Independence Power & Light Department employee Diane Faulkner said she learned of the workshop from a co-worker and attended because of her love for artwork and a desire to one day open her own art gallery.
A Saturday morning workshop at the National Frontier Trails Museum aimed to teach children the importance of Black History Month while making art.
Instead, six women from across the Kansas City area attended the class, laughing and visiting with one another as different colors of paint streaked across their hands.
And halfway through the two-hour session, as their instructor pulled out a tiny rag doll and informed her students that they, too, would get to make one, brief applause broke out.
Sarah Poff, an elementary art teacher in the Blue Springs School District, taught the first-ever class of its kind at the museum, where Poff also serves on the Friends of the National Frontier Trails Museum board. A native of southeastern Missouri, Poff dressed in African heritage clothing Saturday to coincide with the creation of African-American artwork.

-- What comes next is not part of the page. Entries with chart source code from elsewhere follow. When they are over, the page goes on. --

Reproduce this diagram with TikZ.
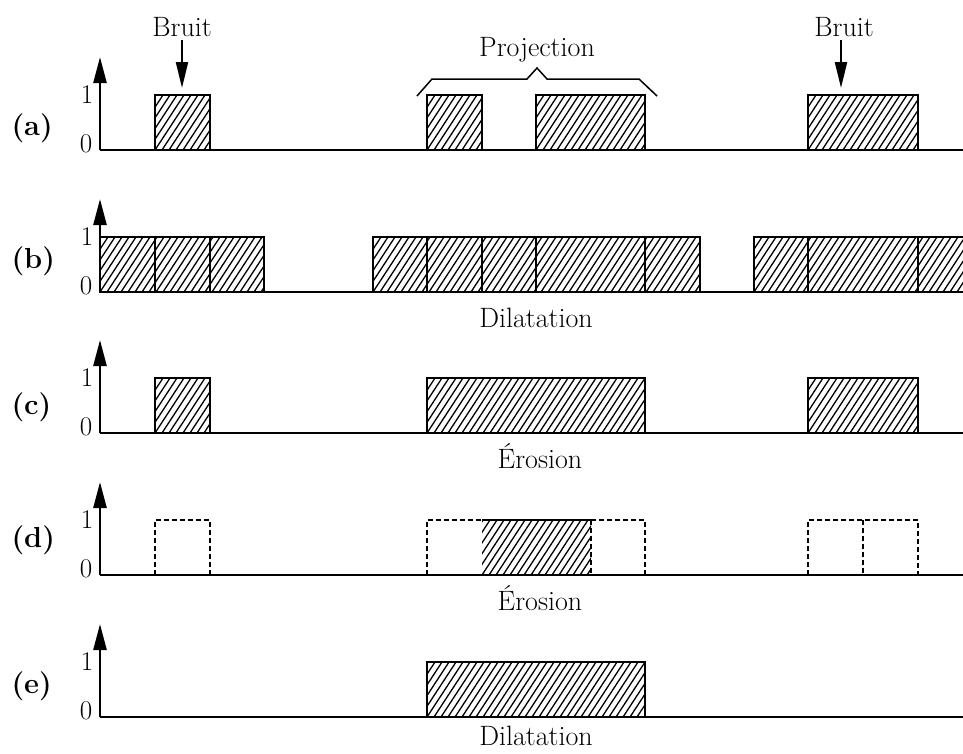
\documentclass[tikz,border=0pt]{standalone}
\usetikzlibrary{arrows.meta}
\newcommand{\hatchrect}[4]{%
  \begin{scope}
    \clip (#1,#3) rectangle (#2,#4);
    \foreach \k in {-7,...,52}{\draw[hatchline] ({#1+7*\k},#4) -- ++(36,-55);}
  \end{scope}}
\begin{document}
\begin{tikzpicture}[x=1pt,y=-1pt,
  axis/.style={line width=2.6pt,-{Triangle[width=13pt,length=26pt]}},
  baseline/.style={line width=2pt},
  boxline/.style={line width=2pt},
  dboxline/.style={line width=1.6pt,dash pattern=on 5pt off 3pt},
  hatchline/.style={line width=1.3pt},
  noisearrow/.style={line width=2.2pt,-{Triangle[width=12pt,length=26pt]}},
  lbl/.style={font=\fontsize{28}{32}\selectfont},
  plbl/.style={font=\fontsize{29}{33}\selectfont\bfseries},
  num/.style={font=\fontsize{27}{30}\selectfont,anchor=base}]
\useasboundingbox (0,0) rectangle (963,753);

% ---------- (a) ----------
\node[plbl,anchor=west] (pa) at (8,128) {(a)};
\node[num] (a1) at (87,103) {1};
\node[num] (a0) at (86,152) {0};
\hatchrect{155}{210}{95}{150}
\hatchrect{427}{482}{95}{150}
\hatchrect{536}{645}{95}{150}
\hatchrect{808}{918}{95}{150}
\draw[boxline] (155,150) rectangle (210,95);
\draw[boxline] (427,150) rectangle (482,95);
\draw[boxline] (536,150) rectangle (645,95);
\draw[boxline] (808,150) rectangle (918,95);
\draw[baseline] (100,150) -- (963,150);
\draw[axis] (100,150) -- (100,57);
\node[lbl,anchor=base] (bruit1) at (182,36) {Bruit};
\coordinate (b1tip) at (182,88);
\draw[noisearrow] (bruit1.south) -- (b1tip);
\node[lbl,anchor=base] (bruit2) at (844,36) {Bruit};
\coordinate (b2tip) at (841,88);
\draw[noisearrow] (bruit2.south -| b2tip) -- (b2tip);
\node[lbl,anchor=base] (proj) at (537,56) {Projection};
\draw[line width=1.5pt] (417,96) -- (432,79) -- (527,79) -- (537,68) -- (547,79) -- (639,79) -- (657,96);

% ---------- (b) ----------
\node[plbl,anchor=west] (pb) at (8,261) {(b)};
\node[num] (b1) at (87,245) {1};
\node[num] (b0) at (86,294) {0};
\hatchrect{100}{264}{237}{292}
\hatchrect{373}{700}{237}{292}
\hatchrect{754}{963}{237}{292}
\draw[boxline] (100,292) rectangle (264,237);
\draw[boxline] (155,237) -- (155,292) (210,237) -- (210,292);
\draw[boxline] (373,292) rectangle (700,237);
\draw[boxline] (427,237) -- (427,292) (482,237) -- (482,292) (536,237) -- (536,292) (645,237) -- (645,292);
\draw[boxline] (963,237) -- (754,237) -- (754,292) -- (963,292);
\draw[boxline] (808,237) -- (808,292) (918,237) -- (918,292);
\draw[baseline] (100,292) -- (963,292);
\draw[axis] (100,292) -- (100,199);
\node[lbl,anchor=base] (dil1) at (536,327) {Dilatation};

% ---------- (c) ----------
\node[plbl,anchor=west] (pc) at (8,407) {(c)};
\node[num] (c1) at (87,386) {1};
\node[num] (c0) at (86,435) {0};
\hatchrect{155}{210}{378}{433}
\hatchrect{427}{645}{378}{433}
\hatchrect{808}{918}{378}{433}
\draw[boxline] (155,433) rectangle (210,378);
\draw[boxline] (427,433) rectangle (645,378);
\draw[boxline] (808,433) rectangle (918,378);
\draw[baseline] (100,433) -- (963,433);
\draw[axis] (100,433) -- (100,340);
\node[lbl,anchor=base] (ero1) at (540,468) {\'Erosion};

% ---------- (d) ----------
\node[plbl,anchor=west] (pd) at (8,540) {(d)};
\node[num] (d1) at (87,528) {1};
\node[num] (d0) at (86,577) {0};
\hatchrect{482}{591}{520}{575}
\draw[dboxline] (155,575) -- (155,520) -- (210,520) -- (210,575);
\draw[dboxline] (427,575) -- (427,520) -- (482,520);
\draw[boxline] (482,520) -- (591,520);
\draw[dboxline] (591,520) -- (645,520) -- (645,575);
\draw[dboxline] (591,520) -- (591,575);
\draw[dboxline] (808,575) -- (808,520) -- (918,520) -- (918,575);
\draw[dboxline] (863,520) -- (863,575);
\draw[baseline] (100,575) -- (963,575);
\draw[axis] (100,575) -- (100,482);
\node[lbl,anchor=base] (ero2) at (540,610) {\'Erosion};

% ---------- (e) ----------
\node[plbl,anchor=west] (pe) at (8,686) {(e)};
\node[num] (e1) at (87,670) {1};
\node[num] (e0) at (86,719) {0};
\hatchrect{427}{645}{662}{717}
\draw[boxline] (427,717) rectangle (645,662);
\draw[baseline] (100,717) -- (963,717);
\draw[axis] (100,717) -- (100,624);
\node[lbl,anchor=base] (dil2) at (536,745) {Dilatation};
\end{tikzpicture}
\end{document}
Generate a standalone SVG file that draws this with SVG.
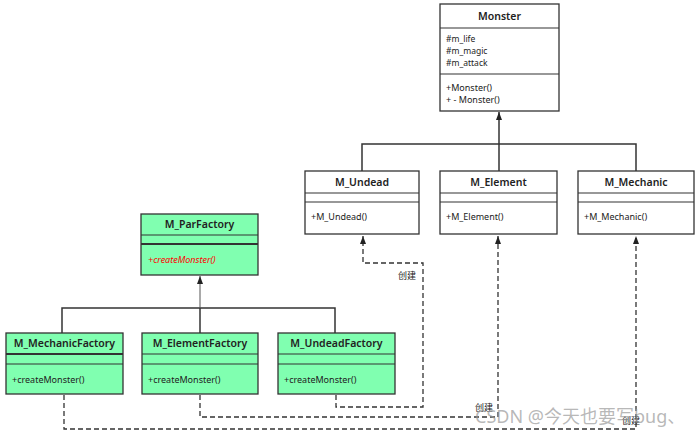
<svg xmlns="http://www.w3.org/2000/svg" width="700" height="437" viewBox="0 0 700 437">
<defs>
<style>
.box{fill:#ffffff;stroke:#333333;stroke-width:1.3}
.gbox{fill:#80ffb0;stroke:#333333;stroke-width:1.3}
.sep{stroke:#333333;stroke-width:1.2}
.title{font-family:"Noto Sans","Open Sans",sans-serif;font-size:10.5px;font-weight:600;fill:#222222;text-anchor:middle}
.mem{font-family:"Noto Sans","Open Sans",sans-serif;font-size:9px;fill:#222222}
.att{font-family:"Noto Sans","Open Sans",sans-serif;font-size:8.5px;fill:#222222}
.red{font-family:"Noto Sans","Open Sans",sans-serif;font-size:9px;fill:#ff0000;font-style:italic}
.line{fill:none;stroke:#333333;stroke-width:1.5}
.dash{fill:none;stroke:#333333;stroke-width:1.3;stroke-dasharray:5 3}
.lbl{font-family:"Noto Sans CJK SC",sans-serif;font-size:9px;fill:#222222;text-anchor:middle}
.wm{font-family:"Noto Sans","Noto Sans CJK SC",sans-serif;font-size:18px;fill:#999999;fill-opacity:0.7}
</style>
<marker id="arr" markerWidth="8" markerHeight="8" viewBox="0 0 8 8" refX="8" refY="4" orient="auto" markerUnits="userSpaceOnUse">
<path d="M0,1 L8,4 L0,7 Z" fill="#222222"/>
</marker>
</defs>

<g id="connectors">
<path class="line" d="M362,171 V144 H636 V171"/>
<path class="line" d="M499,144 V171"/>
<path class="line" d="M499,144 V112" marker-end="url(#arr)"/>
<path class="line" d="M62,333 V308 H335 V333"/>
<path class="line" d="M200,308 V333"/>
<path class="line" d="M200,308 V276" marker-end="url(#arr)" style="stroke:#555555;stroke-width:1"/>
<path class="dash" d="M336,395 V407 H423 V263 H363 V236" marker-end="url(#arr)"/>
<path class="dash" d="M200,395 V417 H498 V236" marker-end="url(#arr)"/>
<path class="dash" d="M64,395 V429 H636 V236" marker-end="url(#arr)"/>
<text class="lbl" x="407" y="279">创建</text>
<text class="lbl" x="484" y="411">创建</text>
<text class="lbl" x="631" y="424">创建</text>
</g>

<g id="Monster">
<rect class="box" x="440" y="4" width="119" height="107"/>
<line class="sep" x1="440" y1="28" x2="559" y2="28"/>
<line class="sep" x1="440" y1="74" x2="559" y2="74"/>
<text class="title" x="499.5" y="20">Monster</text>
<text class="att" x="446" y="42">#m_life</text>
<text class="att" x="446" y="54">#m_magic</text>
<text class="att" x="446" y="66">#m_attack</text>
<text class="mem" x="446" y="91">+Monster()</text>
<text class="mem" x="446" y="103">+ - Monster()</text>
</g>

<g id="M_Undead">
<rect class="box" x="305" y="171" width="114" height="63"/>
<line class="sep" x1="305" y1="193" x2="419" y2="193"/>
<line class="sep" x1="305" y1="202" x2="419" y2="202"/>
<text class="title" x="362" y="186">M_Undead</text>
<text class="mem" x="311" y="220">+M_Undead()</text>
</g>

<g id="M_Element">
<rect class="box" x="440" y="171" width="117" height="63"/>
<line class="sep" x1="440" y1="193" x2="557" y2="193"/>
<line class="sep" x1="440" y1="202" x2="557" y2="202"/>
<text class="title" x="498.5" y="186">M_Element</text>
<text class="mem" x="446" y="220">+M_Element()</text>
</g>

<g id="M_Mechanic">
<rect class="box" x="578" y="171" width="116" height="63"/>
<line class="sep" x1="578" y1="193" x2="694" y2="193"/>
<line class="sep" x1="578" y1="202" x2="694" y2="202"/>
<text class="title" x="636" y="186">M_Mechanic</text>
<text class="mem" x="584" y="220">+M_Mechanic()</text>
</g>

<g id="M_ParFactory">
<rect class="gbox" x="141" y="214" width="117" height="61"/>
<line class="sep" x1="141" y1="235" x2="258" y2="235"/>
<line class="sep" x1="141" y1="244" x2="258" y2="244" style="stroke-width:2"/>
<text class="title" x="199.5" y="228">M_ParFactory</text>
<text class="red" x="148" y="263">+createMonster()</text>
</g>

<g id="M_MechanicFactory">
<rect class="gbox" x="6" y="333" width="117" height="61"/>
<line class="sep" x1="6" y1="354" x2="123" y2="354" style="stroke-width:2"/>
<line class="sep" x1="6" y1="364" x2="123" y2="364"/>
<text class="title" x="64.5" y="347">M_MechanicFactory</text>
<text class="mem" x="12" y="383">+createMonster()</text>
</g>

<g id="M_ElementFactory">
<rect class="gbox" x="142" y="333" width="116" height="61"/>
<line class="sep" x1="142" y1="354" x2="258" y2="354"/>
<line class="sep" x1="142" y1="364" x2="258" y2="364"/>
<text class="title" x="200" y="347">M_ElementFactory</text>
<text class="mem" x="148" y="383">+createMonster()</text>
</g>

<g id="M_UndeadFactory">
<rect class="gbox" x="278" y="333" width="117" height="61"/>
<line class="sep" x1="278" y1="354" x2="395" y2="354"/>
<line class="sep" x1="278" y1="364" x2="395" y2="364"/>
<text class="title" x="336.5" y="347">M_UndeadFactory</text>
<text class="mem" x="284" y="383">+createMonster()</text>
</g>

<text class="wm" x="475" y="423">CSDN @今天也要写bug、</text>
</svg>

The National Frontier Trails Museum has sponsored Black History Month programming throughout its 22-year history, but Richard Edwards, the museum’s education coordinator, approached Poff several months ago to lead a cultural art workshop each quarter, starting with African-American art.
“We’re ever mindful of the role that people played in opening this – I emphasis the word ‘people,’ because I’m not just talking about the white, middle-class Americans who participated in the immigration story to California and Oregon,” Edwards said. “It’s very, very important to give a voice to the minority experience, whether it’s African-American or Mexican perspectives, as related to the Mexicans by the Santa Fe Trail, and obviously, American Indians.”

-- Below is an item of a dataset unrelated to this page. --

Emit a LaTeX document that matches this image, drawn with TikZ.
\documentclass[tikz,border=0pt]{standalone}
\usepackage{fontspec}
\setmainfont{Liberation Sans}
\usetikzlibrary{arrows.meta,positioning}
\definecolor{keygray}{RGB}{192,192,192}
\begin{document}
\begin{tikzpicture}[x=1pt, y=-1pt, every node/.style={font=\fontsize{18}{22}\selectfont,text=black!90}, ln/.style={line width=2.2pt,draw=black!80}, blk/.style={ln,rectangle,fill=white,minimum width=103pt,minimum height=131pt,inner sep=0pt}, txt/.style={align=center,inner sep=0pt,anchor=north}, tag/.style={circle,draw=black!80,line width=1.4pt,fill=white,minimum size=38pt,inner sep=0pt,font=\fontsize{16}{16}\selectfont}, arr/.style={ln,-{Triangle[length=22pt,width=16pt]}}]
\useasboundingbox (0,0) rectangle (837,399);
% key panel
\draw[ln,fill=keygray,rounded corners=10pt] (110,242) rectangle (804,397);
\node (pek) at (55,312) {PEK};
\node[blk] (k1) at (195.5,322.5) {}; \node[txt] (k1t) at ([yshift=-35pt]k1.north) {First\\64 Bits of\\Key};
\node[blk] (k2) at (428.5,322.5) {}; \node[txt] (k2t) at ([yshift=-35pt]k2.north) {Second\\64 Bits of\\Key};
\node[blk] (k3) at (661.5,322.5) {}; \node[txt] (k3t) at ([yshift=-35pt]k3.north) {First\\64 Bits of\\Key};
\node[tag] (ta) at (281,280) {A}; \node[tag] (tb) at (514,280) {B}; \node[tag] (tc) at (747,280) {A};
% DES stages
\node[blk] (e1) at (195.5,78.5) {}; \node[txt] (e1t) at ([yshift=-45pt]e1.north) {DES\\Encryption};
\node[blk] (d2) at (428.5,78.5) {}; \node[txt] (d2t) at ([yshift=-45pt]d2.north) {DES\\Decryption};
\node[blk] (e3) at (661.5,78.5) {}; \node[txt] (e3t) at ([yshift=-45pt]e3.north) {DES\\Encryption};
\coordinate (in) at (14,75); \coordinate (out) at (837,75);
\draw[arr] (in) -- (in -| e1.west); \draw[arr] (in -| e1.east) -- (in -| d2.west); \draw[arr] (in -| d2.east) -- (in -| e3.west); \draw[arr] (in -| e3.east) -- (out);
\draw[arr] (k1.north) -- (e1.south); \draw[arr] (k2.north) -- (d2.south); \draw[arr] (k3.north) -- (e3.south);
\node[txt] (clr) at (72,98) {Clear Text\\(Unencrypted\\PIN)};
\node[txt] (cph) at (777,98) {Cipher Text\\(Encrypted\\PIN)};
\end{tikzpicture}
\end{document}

While no children signed up for a class that originally aimed to gather families together, Edwards said it’s common for adults to register for the museum’s workshops that are geared toward a younger audience.
“It doesn’t matter if it’s a children’s workshop or not,” Edwards said. “I think that we, as adults, forget the fact that we were kids. Also, because we don’t have enough time, we tend to not express ourselves artistically – we feel that’s more of a function of childhood.”

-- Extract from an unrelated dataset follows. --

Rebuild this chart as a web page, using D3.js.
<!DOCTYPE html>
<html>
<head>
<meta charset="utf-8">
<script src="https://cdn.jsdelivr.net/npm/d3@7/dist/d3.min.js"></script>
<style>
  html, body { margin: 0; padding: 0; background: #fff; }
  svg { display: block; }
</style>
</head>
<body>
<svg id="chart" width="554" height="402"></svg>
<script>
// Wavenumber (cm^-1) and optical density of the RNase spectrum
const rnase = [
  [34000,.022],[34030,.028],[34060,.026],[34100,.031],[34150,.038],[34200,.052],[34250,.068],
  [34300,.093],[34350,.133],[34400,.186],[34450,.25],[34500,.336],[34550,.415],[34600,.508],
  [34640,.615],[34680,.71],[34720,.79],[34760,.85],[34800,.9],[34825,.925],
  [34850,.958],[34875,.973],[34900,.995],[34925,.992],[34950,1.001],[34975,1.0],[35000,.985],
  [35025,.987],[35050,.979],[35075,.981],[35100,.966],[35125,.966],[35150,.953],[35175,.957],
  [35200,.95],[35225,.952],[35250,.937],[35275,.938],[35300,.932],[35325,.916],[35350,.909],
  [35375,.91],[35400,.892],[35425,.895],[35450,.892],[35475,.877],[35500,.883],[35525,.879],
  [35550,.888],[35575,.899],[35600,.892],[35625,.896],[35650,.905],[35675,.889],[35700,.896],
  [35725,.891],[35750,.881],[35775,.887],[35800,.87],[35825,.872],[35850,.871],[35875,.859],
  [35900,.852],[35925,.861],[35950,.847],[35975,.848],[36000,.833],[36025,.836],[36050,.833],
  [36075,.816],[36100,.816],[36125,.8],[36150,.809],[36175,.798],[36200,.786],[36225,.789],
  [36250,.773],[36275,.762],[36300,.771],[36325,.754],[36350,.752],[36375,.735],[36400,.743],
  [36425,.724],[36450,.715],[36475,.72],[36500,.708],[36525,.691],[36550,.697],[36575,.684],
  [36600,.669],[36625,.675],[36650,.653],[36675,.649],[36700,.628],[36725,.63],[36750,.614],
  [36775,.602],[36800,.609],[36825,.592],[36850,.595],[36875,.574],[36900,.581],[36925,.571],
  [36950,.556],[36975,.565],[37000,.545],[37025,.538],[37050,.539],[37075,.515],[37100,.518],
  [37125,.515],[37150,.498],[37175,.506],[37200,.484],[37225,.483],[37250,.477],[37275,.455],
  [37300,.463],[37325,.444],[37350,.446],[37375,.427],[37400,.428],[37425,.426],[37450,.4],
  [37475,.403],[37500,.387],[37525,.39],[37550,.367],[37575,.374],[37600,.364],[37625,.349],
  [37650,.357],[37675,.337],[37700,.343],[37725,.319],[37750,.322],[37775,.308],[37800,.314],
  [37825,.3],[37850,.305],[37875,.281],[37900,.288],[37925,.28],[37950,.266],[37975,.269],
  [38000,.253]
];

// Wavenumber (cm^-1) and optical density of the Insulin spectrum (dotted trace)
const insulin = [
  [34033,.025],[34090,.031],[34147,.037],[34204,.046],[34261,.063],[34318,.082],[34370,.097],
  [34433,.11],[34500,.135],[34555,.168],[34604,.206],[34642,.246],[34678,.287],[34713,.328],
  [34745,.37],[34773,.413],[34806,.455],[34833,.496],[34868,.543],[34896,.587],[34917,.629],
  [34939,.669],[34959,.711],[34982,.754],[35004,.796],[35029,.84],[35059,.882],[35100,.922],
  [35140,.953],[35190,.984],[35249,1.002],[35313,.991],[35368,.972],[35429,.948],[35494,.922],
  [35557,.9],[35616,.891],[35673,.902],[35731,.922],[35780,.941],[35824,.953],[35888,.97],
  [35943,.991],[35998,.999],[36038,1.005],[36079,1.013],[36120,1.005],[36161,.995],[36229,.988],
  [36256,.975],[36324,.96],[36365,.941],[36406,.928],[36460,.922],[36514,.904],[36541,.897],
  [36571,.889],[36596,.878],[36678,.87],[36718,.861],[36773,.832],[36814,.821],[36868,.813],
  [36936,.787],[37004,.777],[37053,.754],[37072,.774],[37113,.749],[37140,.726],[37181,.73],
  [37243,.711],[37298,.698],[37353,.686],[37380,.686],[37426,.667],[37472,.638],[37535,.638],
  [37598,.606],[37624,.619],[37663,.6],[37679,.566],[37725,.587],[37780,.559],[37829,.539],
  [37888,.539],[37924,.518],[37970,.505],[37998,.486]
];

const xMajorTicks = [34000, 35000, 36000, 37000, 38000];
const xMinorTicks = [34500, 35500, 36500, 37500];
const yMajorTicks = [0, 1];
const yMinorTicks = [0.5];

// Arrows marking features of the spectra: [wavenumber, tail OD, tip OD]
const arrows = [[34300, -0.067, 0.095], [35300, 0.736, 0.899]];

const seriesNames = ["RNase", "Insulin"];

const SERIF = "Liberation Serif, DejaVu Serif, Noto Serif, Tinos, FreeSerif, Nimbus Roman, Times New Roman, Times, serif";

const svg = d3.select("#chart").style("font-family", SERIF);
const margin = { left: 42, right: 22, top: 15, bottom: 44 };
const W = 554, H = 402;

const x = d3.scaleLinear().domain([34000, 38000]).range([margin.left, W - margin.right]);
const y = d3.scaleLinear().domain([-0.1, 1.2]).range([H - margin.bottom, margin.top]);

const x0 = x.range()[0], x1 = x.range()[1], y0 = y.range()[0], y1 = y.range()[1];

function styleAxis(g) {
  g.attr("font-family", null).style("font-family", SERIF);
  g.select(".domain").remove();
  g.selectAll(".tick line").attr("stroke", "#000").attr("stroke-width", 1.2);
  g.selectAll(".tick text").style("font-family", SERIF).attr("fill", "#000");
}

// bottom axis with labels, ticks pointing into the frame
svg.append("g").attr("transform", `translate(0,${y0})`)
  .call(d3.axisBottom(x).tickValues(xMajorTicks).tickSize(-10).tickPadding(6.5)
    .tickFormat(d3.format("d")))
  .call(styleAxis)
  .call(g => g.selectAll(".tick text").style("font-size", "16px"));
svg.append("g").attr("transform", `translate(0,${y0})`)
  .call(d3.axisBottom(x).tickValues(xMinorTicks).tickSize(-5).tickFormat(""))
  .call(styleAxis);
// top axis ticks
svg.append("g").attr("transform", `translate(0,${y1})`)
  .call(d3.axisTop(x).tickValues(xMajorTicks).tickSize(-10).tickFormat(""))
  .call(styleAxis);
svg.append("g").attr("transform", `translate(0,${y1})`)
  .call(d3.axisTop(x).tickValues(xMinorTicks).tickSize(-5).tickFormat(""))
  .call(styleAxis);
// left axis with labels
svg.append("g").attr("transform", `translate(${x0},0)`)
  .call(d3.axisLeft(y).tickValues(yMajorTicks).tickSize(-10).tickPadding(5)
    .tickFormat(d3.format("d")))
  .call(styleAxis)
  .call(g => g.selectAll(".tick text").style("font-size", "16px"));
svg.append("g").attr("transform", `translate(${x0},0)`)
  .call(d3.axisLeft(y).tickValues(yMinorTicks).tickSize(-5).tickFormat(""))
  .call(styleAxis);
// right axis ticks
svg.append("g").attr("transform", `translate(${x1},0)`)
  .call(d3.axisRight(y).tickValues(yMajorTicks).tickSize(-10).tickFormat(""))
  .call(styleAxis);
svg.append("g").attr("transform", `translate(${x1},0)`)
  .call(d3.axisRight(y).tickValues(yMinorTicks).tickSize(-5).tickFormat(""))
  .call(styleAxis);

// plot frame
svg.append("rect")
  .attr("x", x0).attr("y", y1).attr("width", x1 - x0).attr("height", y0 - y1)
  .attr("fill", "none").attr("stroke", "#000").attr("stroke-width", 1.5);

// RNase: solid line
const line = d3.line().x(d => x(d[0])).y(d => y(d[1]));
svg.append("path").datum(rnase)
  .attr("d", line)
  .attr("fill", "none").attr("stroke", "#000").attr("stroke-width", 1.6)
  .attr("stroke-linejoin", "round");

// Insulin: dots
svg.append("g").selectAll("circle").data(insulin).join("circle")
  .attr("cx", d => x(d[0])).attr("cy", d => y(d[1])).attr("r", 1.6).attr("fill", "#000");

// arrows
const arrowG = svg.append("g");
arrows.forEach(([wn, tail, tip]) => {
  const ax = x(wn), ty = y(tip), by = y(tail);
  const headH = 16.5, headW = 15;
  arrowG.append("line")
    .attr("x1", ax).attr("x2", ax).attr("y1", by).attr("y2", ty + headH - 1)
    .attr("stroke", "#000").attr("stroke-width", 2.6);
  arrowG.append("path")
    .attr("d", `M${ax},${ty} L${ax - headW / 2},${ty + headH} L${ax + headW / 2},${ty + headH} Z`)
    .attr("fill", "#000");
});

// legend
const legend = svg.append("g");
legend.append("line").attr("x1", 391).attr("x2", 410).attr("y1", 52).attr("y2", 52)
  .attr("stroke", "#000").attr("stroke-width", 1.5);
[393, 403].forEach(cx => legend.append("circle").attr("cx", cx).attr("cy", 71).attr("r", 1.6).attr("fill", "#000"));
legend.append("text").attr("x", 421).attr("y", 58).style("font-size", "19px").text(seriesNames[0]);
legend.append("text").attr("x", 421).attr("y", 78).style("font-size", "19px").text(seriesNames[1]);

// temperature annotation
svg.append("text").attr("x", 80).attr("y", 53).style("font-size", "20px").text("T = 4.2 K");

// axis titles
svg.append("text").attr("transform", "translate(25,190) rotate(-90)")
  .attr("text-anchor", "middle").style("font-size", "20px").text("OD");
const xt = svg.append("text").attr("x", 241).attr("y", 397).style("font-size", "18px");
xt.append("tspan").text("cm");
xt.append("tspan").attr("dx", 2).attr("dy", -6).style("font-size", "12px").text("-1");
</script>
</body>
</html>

The need for a creative outlet is exactly why Kansas City resident Linda Maxey visited the museum on Saturday.
“I came to break up the humdrum of life,” Maxey said. “Otherwise, it’s just work every day.”
Independence Power & Light Department employee Diane Faulkner said she learned of the workshop from a co-worker and attended because of her love for artwork and a desire to one day open her own art gallery.
Faulkner said she also is very aware of her own family history as a black woman. A native of Kansas City, Kan., Faulkner has familial roots in Nicodemus, Kan., which holds the distinction as the only remaining western town established by African-Americans during the Reconstruction Era, according to the city’s website.
Faulkner said she still attends the Homecoming Emancipation Celebration in Nicodemus each summer to honor her history, which she said includes her great-grandfather serving as the first black lawyer in Nicodemus.
For the three remaining Thursdays in February, a gallery walk on African-Americans in the West will take place at 2 p.m. at the museum, 318 W. Pacific Ave. The gallery walk emphasizes well-known African-Americans like Jim Beckwourth and York, the slave best known for his participation in the Lewis and Clark Expedition, as he was William Clark’s slave, as well as local 19th century personalities, including Hiram Young and Emily Fisher.
The museum remains dedicated to telling the story of westward expansion but also giving a voice to those groups “who are oftentimes neglected in the story of westward expansion,” Edwards said.
“I think that’s important for the community to know, that we are here for the entire community, not just for a certain segment who might just be interested in the stories of pioneers going on wagon trains,” Edwards said. “By doing these workshops, I’d really like to get the community to see us as a resource in a way that they might not currently see us.”